The Wolves said they were ­determined that the "Nazis and bandits" who seized power in Kiev should not do the same in Eastern Ukraine and Crimea, insisting that if they had to fight they would do so "with everything we can get our hands on".

There are other sinister ­pro-Russian groups too, like the armed men who hounded senior United Nations envoy, Robert Serry, outside the naval ­headquarters in the Crimean city of Simferopol earlier this week.

All this is nothing new of course. Even before the current tensions boiled over in the region, shadowy Moscow-leaning groups stood behind Viktor Yanukovich, the now deposed Russian backed President of Ukraine.

For the past year supporters of Mr Yanukovich, in the shape of pro-government vigilantes known as "titushkos", have been a highly visible presence in Ukrainian politics. Notoriously confrontational, the titushkos are generally thought to have been hired in predominantly Russian-speaking parts of eastern and central Ukraine, where support for Mr Yanukovich is stronger.

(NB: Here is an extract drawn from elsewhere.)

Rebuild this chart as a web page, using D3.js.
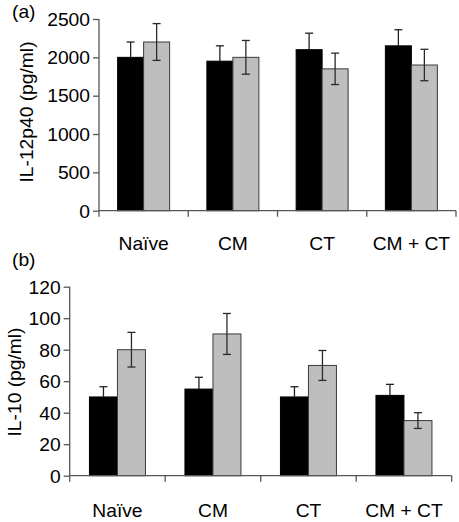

At the height of the recent clashes in Kiev's Independence Square, Ukrainian opposition activists claimed many ­titushkos were bussed into the city to make up the ranks of pro-government fighters.

But before anyone gets the idea these shadowy extremist and paramilitary groups are all Russian leaning, lets not forget the potency of Ukraine's own ultranationalist cadres.

It was last November when protests began against President Yanukovich's decision to walk away from a partnership agreement with the EU that Ukraine's Pravy Sektor, or Right Sector, really surfaced. Though they themselves oppose EU influence, it was Russia's ­influence over Mr Yanukovich that primarily provoked their political wrath.

According to one Right Sector leader, Andriy Tarasenko, when the organisation was set up its ranks were swelled by other fervent nationalist and small ultra-right groups, among them Trident, Patriot of Ukraine, White Hammer and Ukrainian National Assembly-Ukrainian National Self-Defence.

For its part Right Sector's ­political agenda is driven by the desire for a truly independent Ukraine, something unlikely to emerge in light of recent events. Which brings us back to the ­question of what happens now and whether the respite from violence is just temporary.

For the time being Europe and Russia will continue to dispute Ukraine. On one level this struggle is being played out at the highest diplomatic and military level where, at least, there are some checks and balances. But lurking in the wings on both sides are those extremists for whom such niceties only stand in the way of satisfying their own political ambitions.

"We are at a very dangerous point," said former Kremlin spin doctor Gleb Pavlovsky yesterday. Mr Pavlovsky went on to say there is now a greater danger of shots being fired that would push a political crisis in the direction of a military situation. Unfortunately, within the extremists' ranks, there remains no shortage of those more than willing to pull the trigger.